Sares-Regis Group acquired the former Toyota national HQ, totaling 18 buildings, in October 2017 for an undisclosed price, as the automotive giant moved its North America headquarters to Plano, Texas. The complex totaled more than 2 million square feet, including such unusual features as an onsite data center, four central plants, a hydrogen fuel cell power plant, two hydrogen fueling stations, a pool and two helipads.
About 700,000 square feet of obsolete Toyota office space on 33 acres was demolished for this second phase of Torrance Commerce Center. Commercial Property Executive was unable to reach SRG for additional information.
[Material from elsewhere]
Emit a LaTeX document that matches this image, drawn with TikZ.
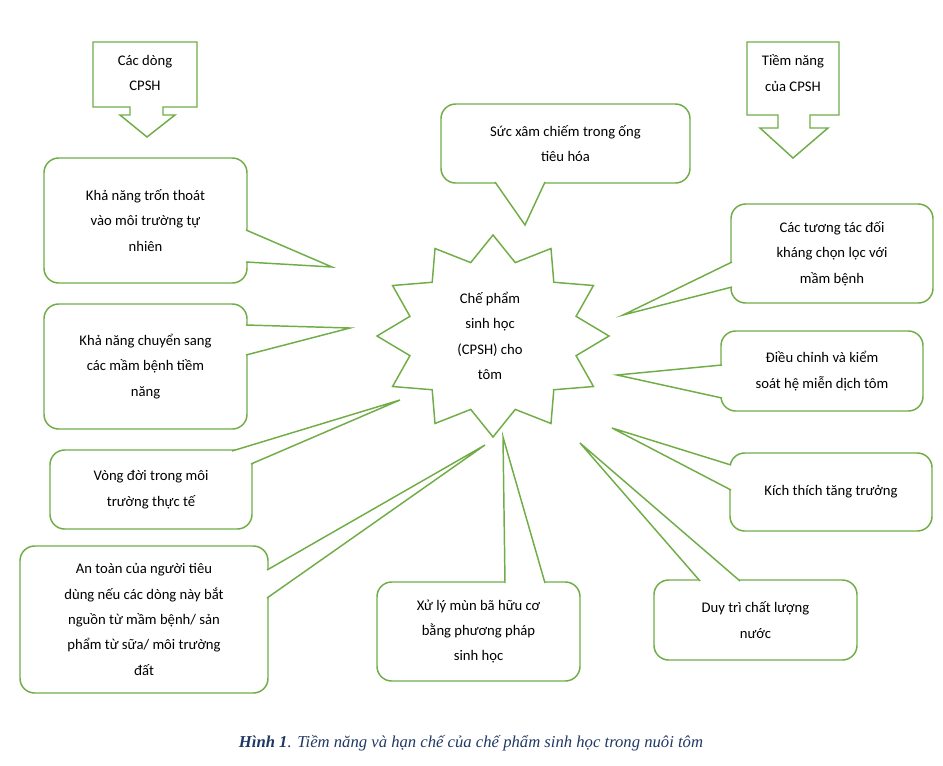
\documentclass[tikz,border=0pt]{standalone}
\usepackage{fontspec}
\setmainfont{Carlito}
\newfontfamily\capfont{Liberation Serif}
\usetikzlibrary{positioning}
\definecolor{khung}{HTML}{70AD47}
\definecolor{chuthich}{HTML}{1F3864}
\tikzset{
  hop/.style={rectangle,rounded corners=11pt,draw=khung,line width=1.1pt,fill=white,align=center,font=\fontsize{11}{19}\selectfont},
  mui/.style={draw=khung,line width=1.1pt,fill=white,line join=miter},
}
\newcommand{\muiten}[3]{%
  \fill[white] (#1) -- (#2) -- (#3) -- cycle;
  \draw[draw=khung,line width=1.1pt] (#1) -- (#2) -- (#3);}
\begin{document}
\begin{tikzpicture}[x=0.75pt,y=-0.75pt]
\useasboundingbox (0,0) rectangle (943,765);

% ngoi sao trung tam
\draw[mui] plot[samples at={0,...,23}] ({493+(mod(\x,2)==0 ? 116 : 86)*cos(90+15*\x)},{336-(mod(\x,2)==0 ? 101 : 76)*sin(90+15*\x)}) -- cycle;
\node[align=center,font=\fontsize{11}{19}\selectfont] (cpsh) at (490,336) {Chế phẩm\\sinh học\\(CPSH) cho\\tôm};

% cac hop chu thich
\node[hop,minimum width=186.75pt,minimum height=59.25pt] (xamchiem) at (565.5,143.5) {Sức xâm chiếm trong ống\\tiêu hóa};
\node[hop,minimum width=152.25pt,minimum height=93.75pt] (tronthoat) at (145.5,220.5) {Khả năng trốn thoát\\vào môi trường tự\\nhiên};
\node[hop,minimum width=152.25pt,minimum height=93.75pt] (chuyensang) at (145.5,366.5) {Khả năng chuyển sang\\các mầm bệnh tiềm\\năng};
\node[hop,minimum width=151.5pt,minimum height=59.25pt] (vongdoi) at (151,489.5) {Vòng đời trong môi\\trường thực tế};
\node[hop,minimum width=186pt,minimum height=110.25pt] (antoan) at (144,619.5) {An toàn của người tiêu\\dùng nếu các dòng này bắt\\nguồn từ mầm bệnh/ sản\\phẩm từ sữa/ môi trường\\đất};
\node[hop,minimum width=152.25pt,minimum height=74.25pt] (xuly) at (478.5,631.5) {Xử lý mùn bã hữu cơ\\bằng phương pháp\\sinh học};
\node[hop,minimum width=152.25pt,minimum height=60pt] (duytri) at (755.5,620) {Duy trì chất lượng\\nước};
\node[hop,minimum width=151.5pt,minimum height=58.5pt] (kichthich) at (831,492) {Kích thích tăng trưởng};
\node[hop,minimum width=151.5pt,minimum height=60pt] (dieuchinh) at (822,371) {Điều chỉnh và kiểm\\soát hệ miễn dịch tôm};
\node[hop,minimum width=151.5pt,minimum height=74.25pt] (tuongtac) at (832,253.5) {Các tương tác đối\\kháng chọn lọc với\\mầm bệnh};

% mui nhon
\muiten{495,182}{525,225}{545,182}
\muiten{246,230}{332,267}{246,262}
\muiten{246,325}{350,328}{246,355}
\muiten{232,451}{400,400}{251,464}
\muiten{267,570}{485,445}{267,598}
\muiten{505,583}{503,437}{545,583}
\muiten{700,581}{580,443}{740,581}
\muiten{731,465}{612,428}{731,490}
\muiten{722,365}{617,375}{722,398}
\muiten{732,262}{623,315}{732,287}

% mui ten khoi
\draw[mui] (93,42) -- (197,42) -- (197,107) -- (163,107) -- (163,115) -- (175,115) -- (147,137) -- (120,115) -- (130,115) -- (130,107) -- (93,107) -- cycle;
\node[align=center,font=\fontsize{11}{19}\selectfont] (cacdong) at (145,73) {Các dòng\\CPSH};
\draw[mui] (747,42) -- (839,42) -- (839,115) -- (810,115) -- (810,128) -- (828,128) -- (793,158) -- (760,128) -- (778,128) -- (778,115) -- (747,115) -- cycle;
\node[align=center,font=\fontsize{11}{19}\selectfont] (tiemnang) at (793,73) {Tiềm năng\\của CPSH};

\node[font=\capfont\itshape\fontsize{12.5}{14}\selectfont,text=chuthich] (hinh) at (471,743) {\textbf{Hình 1}. Tiềm năng và hạn chế của chế phẩm sinh học trong nuôi tôm};
\end{tikzpicture}
\end{document}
The metro Los Angeles industrial market is seeing a level of leasing activity that’s the strongest since mid-2018, with 10 million and 11 million square feet taken up in the third and fourth quarters, respectively, according to a fourth-quarter report from Kidder Mathews. Top lessees included e-commerce and 3PL companies, such as Amazon, CH Robinson, Pilot and Schneider National.
The total availability in Torrance, in the South Bay submarket, is 5.5 percent, on an inventory of about 26.4 million square feet. That’s roughly on par with the metro-wide average of 4.6 percent, even though 2020 saw a minor degree of negative absorption in the submarket.
On a national level, the industrial real estate sector continues to shine, with low vacancy driving increases in both rents and sale prices. According to a recent CommercialEdge report, the average industrial vacancy was 6.1 percent in February. The booming e-commerce, coupled with a wider economic recovery, will likely compress vacancy rates even further in the coming quarters, the report noted.